* [YOUR OBJECTIVE]: Transcribe every line from the top down to the line with "import * as echarts from 'echarts';", both ends included, but not the pictures.
+++
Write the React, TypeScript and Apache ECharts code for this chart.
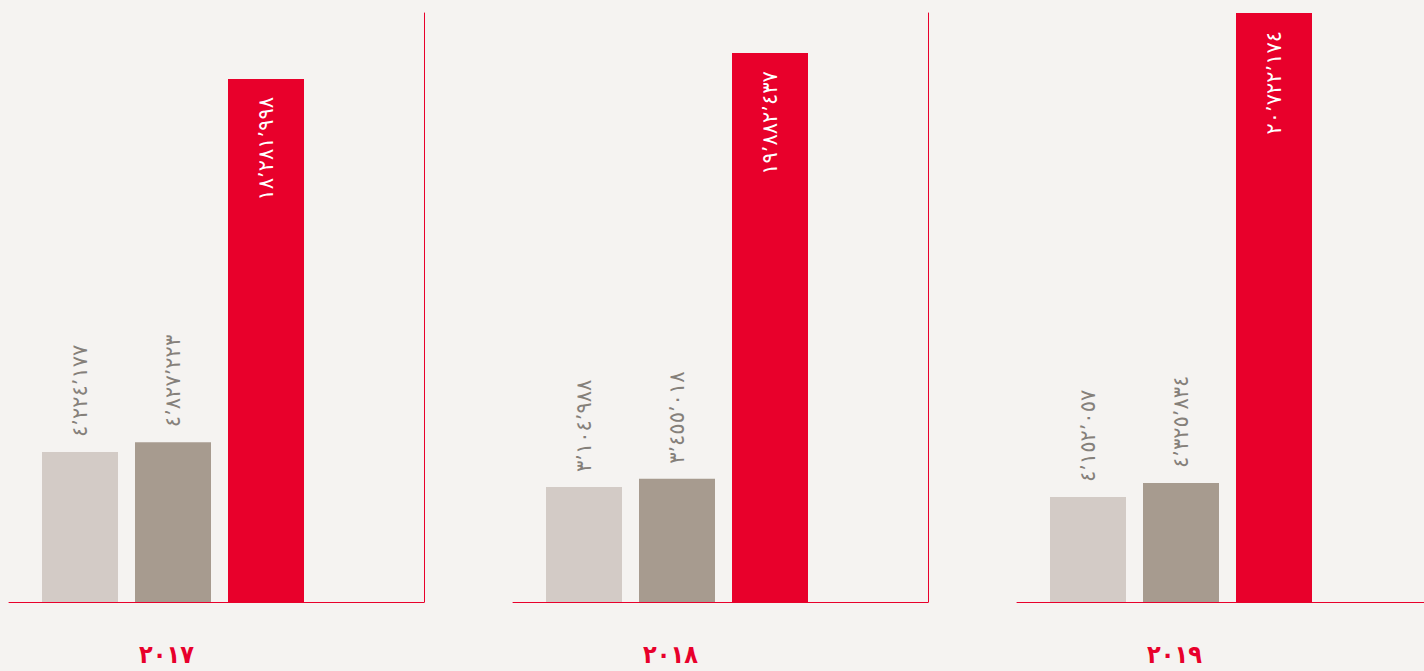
import React, { useEffect, useRef } from 'react';
import * as echarts from 'echarts';

const years = ['٢٠١٧', '٢٠١٨', '٢٠١٩'];
const categories = ['light', 'dark', 'red'];
const lightValues = [5.35, 4.1, 3.74];
const darkValues = [5.7, 4.39, 4.24];
const redValues = [18.65, 19.57, 21.0];
const lightLabels = ['٤٬٢٢٤٬١٧٧', '٣٬١٠٤٬٩٨٨', '٤٬١٥٢٬٠٥٧'];
const darkLabels = ['٤٬٨٢٧٬٢٢٣', '٣٬٤٥٥٬٠١٨', '٤٬٣٢٥٬٨٣٤'];
const redLabels = ['١٨٬٢٨١٬٩٩٨', '١٩٬٨٨٢٬٤٣٧', '٢٠٬٧٢٢٬١٧٤'];

const RED = '#e8002b';
const LIGHT = '#d3cbc6';
const DARK = '#a79b8f';
const BG = '#f5f3f1';
const FONT = '"DejaVu Sans", sans-serif';

export default function App() {
  const ref = useRef<HTMLDivElement>(null);
  useEffect(() => {
    if (!ref.current) return;
    const chart = echarts.init(ref.current, undefined, { renderer: 'svg' });
    const grid: any[] = [];
    const xAxis: any[] = [];
    const yAxis: any[] = [];
    const series: any[] = [];
    const graphic: any[] = [];
    years.forEach((year, i) => {
      const off = 504 * i;
      // frame grid (axis lines)
      grid.push({ left: 9 + off, top: 13, width: 415, height: 589 });
      xAxis.push({
        gridIndex: 2 * i, type: 'category', data: [''],
        axisLine: { show: true, lineStyle: { color: RED, width: 1 } },
        axisTick: { show: false }, axisLabel: { show: false }, splitLine: { show: false },
      });
      yAxis.push({
        gridIndex: 2 * i, type: 'value', position: 'right', min: 0, max: 1,
        axisLine: { show: true, lineStyle: { color: RED, width: 1 } },
        axisTick: { show: false }, axisLabel: { show: false }, splitLine: { show: false },
      });
      // bars grid
      grid.push({ left: 33.5 + off, top: 13, width: 372, height: 589 });
      xAxis.push({
        gridIndex: 2 * i + 1, type: 'category', data: [...categories, ''], show: false,
      });
      yAxis.push({
        gridIndex: 2 * i + 1, type: 'value', min: 0, max: 21, show: false,
      });
      const grayLabel = (text: string) => ({
        show: true, position: 'top', rotate: 90, align: 'left', verticalAlign: 'middle',
        distance: 15, color: '#85807a', fontSize: 21, fontFamily: FONT, formatter: text,
      });
      series.push({
        type: 'bar', xAxisIndex: 2 * i + 1, yAxisIndex: 2 * i + 1, barWidth: 76,
        data: [
          { value: lightValues[i], itemStyle: { color: LIGHT }, label: grayLabel(lightLabels[i]) },
          { value: darkValues[i], itemStyle: { color: DARK }, label: grayLabel(darkLabels[i]) },
          {
            value: redValues[i], itemStyle: { color: RED },
            label: {
              show: true, position: 'insideTop', rotate: 90, align: 'right', verticalAlign: 'middle',
              distance: 18, color: '#ffffff', fontSize: 21, fontFamily: FONT, formatter: redLabels[i],
            },
          },
        ],
      });
      graphic.push({
        type: 'text', x: 166.5 + off, y: 654,
        style: {
          text: year, textAlign: 'center', textVerticalAlign: 'middle',
          fill: RED, font: 'bold 25px "DejaVu Sans Condensed", "DejaVu Sans", sans-serif',
        },
      });
    });
    chart.setOption({
      animation: false,
      backgroundColor: BG,
      grid, xAxis, yAxis, series, graphic,
    });
    return () => chart.dispose();
  }, []);
  return <div ref={ref} style={{ position: 'fixed', left: 0, top: 0, width: 1424, height: 671 }} />;
}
+++
* [PROBLEM SOLUTION]:
Write the React, TypeScript and Apache ECharts code for this chart.
import React, { useEffect, useRef } from 'react';
import * as echarts from 'echarts';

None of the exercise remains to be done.